◆ Exercise aim
Starting at the first line of the data, please print exactly those lines through the one that holds "const binWidth = 0.04;", omitting every picture.

◆ Data excerpt
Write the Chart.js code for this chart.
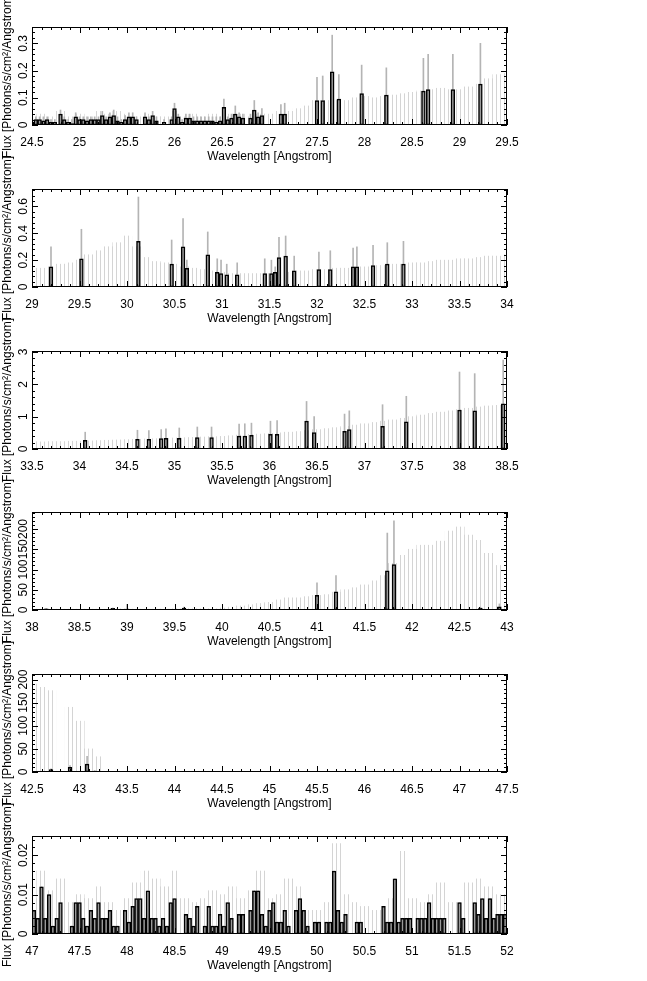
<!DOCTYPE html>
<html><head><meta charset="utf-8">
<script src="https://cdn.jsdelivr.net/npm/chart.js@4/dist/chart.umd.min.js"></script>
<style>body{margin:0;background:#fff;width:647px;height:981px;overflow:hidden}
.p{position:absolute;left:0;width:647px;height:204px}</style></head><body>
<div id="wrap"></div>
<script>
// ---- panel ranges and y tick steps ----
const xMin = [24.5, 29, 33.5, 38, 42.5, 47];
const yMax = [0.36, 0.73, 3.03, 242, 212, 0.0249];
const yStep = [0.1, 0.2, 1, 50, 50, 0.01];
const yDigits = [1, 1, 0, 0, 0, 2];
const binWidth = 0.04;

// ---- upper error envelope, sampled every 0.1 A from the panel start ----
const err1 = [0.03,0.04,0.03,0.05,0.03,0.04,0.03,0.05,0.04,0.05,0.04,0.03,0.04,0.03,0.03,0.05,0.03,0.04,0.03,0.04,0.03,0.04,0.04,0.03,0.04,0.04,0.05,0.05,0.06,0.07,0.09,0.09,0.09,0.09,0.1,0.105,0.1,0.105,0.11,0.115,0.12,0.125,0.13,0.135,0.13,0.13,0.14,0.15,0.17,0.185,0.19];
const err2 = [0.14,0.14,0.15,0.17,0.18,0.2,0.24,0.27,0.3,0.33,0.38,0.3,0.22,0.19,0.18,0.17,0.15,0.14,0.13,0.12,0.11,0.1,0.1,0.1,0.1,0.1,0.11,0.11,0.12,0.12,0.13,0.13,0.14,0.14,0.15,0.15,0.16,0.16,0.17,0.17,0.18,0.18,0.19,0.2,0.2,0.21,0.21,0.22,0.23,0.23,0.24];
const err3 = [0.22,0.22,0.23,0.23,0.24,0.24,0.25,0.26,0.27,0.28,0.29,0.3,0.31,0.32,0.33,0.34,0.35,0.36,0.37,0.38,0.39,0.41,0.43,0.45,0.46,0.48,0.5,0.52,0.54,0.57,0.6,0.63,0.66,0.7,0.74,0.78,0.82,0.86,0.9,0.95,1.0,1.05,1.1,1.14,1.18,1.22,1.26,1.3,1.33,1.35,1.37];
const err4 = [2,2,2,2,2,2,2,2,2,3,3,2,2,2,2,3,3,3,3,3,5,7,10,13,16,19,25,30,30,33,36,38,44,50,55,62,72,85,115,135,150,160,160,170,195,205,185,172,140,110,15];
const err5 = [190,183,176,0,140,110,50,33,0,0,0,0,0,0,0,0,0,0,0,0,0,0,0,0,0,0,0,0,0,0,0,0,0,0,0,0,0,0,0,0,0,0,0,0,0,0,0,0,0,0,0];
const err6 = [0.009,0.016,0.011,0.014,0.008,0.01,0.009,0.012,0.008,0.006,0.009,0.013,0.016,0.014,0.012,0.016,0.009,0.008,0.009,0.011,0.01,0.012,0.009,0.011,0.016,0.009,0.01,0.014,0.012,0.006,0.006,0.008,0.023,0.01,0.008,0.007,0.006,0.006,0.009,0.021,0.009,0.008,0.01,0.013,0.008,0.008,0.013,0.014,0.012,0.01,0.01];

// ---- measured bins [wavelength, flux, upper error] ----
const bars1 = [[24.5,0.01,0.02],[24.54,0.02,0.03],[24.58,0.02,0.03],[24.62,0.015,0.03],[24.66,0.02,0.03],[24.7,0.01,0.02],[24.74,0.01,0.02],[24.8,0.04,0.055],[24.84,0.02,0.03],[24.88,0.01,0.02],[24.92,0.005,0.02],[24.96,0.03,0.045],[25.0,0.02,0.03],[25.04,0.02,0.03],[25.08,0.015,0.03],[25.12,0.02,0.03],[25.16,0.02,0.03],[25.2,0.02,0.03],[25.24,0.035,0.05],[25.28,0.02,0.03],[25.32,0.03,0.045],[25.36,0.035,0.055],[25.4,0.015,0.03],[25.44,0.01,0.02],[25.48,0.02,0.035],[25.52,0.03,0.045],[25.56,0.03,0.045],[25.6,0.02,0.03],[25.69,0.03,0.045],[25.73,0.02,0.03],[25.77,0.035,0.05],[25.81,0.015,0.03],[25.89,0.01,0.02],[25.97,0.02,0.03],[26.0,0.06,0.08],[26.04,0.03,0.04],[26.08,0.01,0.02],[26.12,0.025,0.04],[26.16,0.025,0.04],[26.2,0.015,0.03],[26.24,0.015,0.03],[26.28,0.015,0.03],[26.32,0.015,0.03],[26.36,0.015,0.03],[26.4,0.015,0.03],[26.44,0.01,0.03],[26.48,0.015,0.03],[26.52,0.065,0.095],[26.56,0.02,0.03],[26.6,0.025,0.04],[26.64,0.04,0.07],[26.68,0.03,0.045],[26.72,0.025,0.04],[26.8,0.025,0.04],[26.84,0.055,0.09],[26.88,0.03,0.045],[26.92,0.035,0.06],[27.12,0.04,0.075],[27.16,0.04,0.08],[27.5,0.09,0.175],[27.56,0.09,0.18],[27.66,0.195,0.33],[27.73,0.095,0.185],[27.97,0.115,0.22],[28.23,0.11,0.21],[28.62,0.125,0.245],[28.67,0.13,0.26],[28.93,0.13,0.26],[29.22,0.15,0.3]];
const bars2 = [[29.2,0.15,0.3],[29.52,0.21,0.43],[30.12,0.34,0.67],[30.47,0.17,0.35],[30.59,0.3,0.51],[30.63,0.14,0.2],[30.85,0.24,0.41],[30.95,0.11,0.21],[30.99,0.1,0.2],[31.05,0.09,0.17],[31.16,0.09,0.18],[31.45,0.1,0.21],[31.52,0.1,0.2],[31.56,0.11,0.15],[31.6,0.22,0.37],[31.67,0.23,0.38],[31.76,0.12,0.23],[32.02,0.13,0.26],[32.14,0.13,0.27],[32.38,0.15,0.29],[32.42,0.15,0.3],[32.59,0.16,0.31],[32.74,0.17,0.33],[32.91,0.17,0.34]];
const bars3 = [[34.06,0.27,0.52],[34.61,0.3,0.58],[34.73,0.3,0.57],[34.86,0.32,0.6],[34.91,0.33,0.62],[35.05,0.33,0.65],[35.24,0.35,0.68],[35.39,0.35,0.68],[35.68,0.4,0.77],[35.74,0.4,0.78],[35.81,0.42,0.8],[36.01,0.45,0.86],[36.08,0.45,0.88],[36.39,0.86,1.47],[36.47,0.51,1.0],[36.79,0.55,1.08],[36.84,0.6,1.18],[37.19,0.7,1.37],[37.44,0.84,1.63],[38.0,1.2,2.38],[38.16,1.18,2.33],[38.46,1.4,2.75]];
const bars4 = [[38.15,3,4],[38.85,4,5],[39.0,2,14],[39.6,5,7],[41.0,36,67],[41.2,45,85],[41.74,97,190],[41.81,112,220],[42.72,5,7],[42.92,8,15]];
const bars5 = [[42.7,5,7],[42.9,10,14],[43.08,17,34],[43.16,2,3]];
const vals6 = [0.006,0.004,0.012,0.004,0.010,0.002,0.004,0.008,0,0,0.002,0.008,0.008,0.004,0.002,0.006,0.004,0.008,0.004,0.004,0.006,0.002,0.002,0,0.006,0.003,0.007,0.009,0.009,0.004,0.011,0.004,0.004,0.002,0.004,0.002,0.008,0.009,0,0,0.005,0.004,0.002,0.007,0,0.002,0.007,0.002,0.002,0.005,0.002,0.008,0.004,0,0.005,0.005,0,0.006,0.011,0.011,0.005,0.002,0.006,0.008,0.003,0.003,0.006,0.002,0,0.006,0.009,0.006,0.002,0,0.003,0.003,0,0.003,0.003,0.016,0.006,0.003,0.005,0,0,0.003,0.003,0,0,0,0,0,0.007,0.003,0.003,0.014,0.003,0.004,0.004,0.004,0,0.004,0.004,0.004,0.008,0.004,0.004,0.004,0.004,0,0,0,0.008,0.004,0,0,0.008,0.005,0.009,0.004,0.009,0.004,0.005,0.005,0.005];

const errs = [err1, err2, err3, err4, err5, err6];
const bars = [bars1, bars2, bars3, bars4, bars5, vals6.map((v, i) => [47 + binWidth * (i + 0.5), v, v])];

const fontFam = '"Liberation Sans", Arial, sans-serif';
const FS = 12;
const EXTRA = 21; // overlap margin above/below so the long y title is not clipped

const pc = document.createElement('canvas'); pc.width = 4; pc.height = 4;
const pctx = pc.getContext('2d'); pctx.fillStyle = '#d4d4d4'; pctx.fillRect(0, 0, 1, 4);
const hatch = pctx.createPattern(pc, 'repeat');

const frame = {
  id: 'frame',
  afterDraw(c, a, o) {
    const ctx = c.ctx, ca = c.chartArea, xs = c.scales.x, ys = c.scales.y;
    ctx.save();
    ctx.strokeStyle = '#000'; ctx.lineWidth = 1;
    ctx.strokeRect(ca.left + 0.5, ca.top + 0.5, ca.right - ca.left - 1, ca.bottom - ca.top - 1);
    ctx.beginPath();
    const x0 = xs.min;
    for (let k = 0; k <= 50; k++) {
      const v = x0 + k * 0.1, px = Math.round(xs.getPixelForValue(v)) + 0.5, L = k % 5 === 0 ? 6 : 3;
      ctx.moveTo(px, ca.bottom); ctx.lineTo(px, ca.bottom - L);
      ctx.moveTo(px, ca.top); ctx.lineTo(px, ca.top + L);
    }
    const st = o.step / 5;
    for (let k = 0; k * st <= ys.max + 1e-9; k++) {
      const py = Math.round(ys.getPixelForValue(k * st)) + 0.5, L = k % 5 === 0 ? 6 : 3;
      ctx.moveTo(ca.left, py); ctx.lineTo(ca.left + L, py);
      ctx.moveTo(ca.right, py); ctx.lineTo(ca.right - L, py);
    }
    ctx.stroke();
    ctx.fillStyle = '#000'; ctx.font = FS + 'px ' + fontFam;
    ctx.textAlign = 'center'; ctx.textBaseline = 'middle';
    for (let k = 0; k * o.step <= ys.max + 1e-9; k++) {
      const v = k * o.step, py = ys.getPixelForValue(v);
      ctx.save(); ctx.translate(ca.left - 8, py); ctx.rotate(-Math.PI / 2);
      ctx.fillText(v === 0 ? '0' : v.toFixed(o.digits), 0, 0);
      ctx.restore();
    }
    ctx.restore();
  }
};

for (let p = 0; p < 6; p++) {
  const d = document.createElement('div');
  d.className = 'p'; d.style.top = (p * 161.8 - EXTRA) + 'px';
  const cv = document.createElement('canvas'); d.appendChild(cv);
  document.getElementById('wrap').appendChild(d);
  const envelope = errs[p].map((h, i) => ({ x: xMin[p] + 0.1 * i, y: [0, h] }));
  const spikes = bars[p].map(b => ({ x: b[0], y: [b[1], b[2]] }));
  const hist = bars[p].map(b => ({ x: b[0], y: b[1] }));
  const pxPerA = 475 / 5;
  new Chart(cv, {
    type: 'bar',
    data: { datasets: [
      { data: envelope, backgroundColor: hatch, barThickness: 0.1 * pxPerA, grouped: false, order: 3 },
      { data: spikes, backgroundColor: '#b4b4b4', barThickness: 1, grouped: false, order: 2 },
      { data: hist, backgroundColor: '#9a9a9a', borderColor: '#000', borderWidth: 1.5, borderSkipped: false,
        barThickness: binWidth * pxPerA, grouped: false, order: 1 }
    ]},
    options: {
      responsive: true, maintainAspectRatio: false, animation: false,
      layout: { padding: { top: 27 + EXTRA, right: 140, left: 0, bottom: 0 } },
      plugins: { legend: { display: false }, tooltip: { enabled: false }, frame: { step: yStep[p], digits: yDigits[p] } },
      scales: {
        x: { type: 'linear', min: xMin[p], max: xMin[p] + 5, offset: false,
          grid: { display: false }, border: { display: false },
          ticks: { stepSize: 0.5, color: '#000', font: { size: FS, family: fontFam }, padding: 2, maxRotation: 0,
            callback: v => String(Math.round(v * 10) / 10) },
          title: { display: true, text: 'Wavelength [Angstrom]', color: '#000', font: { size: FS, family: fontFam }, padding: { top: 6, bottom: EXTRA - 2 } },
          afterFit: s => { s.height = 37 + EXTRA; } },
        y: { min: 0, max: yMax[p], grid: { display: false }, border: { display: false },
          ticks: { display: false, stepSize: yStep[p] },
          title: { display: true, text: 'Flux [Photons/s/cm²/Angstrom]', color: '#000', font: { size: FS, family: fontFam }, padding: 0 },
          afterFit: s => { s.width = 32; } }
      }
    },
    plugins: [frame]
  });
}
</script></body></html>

◆ Response for this exercise
Write the Chart.js code for this chart.
<!DOCTYPE html>
<html><head><meta charset="utf-8">
<script src="https://cdn.jsdelivr.net/npm/chart.js@4/dist/chart.umd.min.js"></script>
<style>body{margin:0;background:#fff;width:647px;height:981px;overflow:hidden}
.p{position:absolute;left:0;width:647px;height:204px}</style></head><body>
<div id="wrap"></div>
<script>
// ---- panel ranges and y tick steps ----
const xMin = [24.5, 29, 33.5, 38, 42.5, 47];
const yMax = [0.36, 0.73, 3.03, 242, 212, 0.0249];
const yStep = [0.1, 0.2, 1, 50, 50, 0.01];
const yDigits = [1, 1, 0, 0, 0, 2];
const binWidth = 0.04;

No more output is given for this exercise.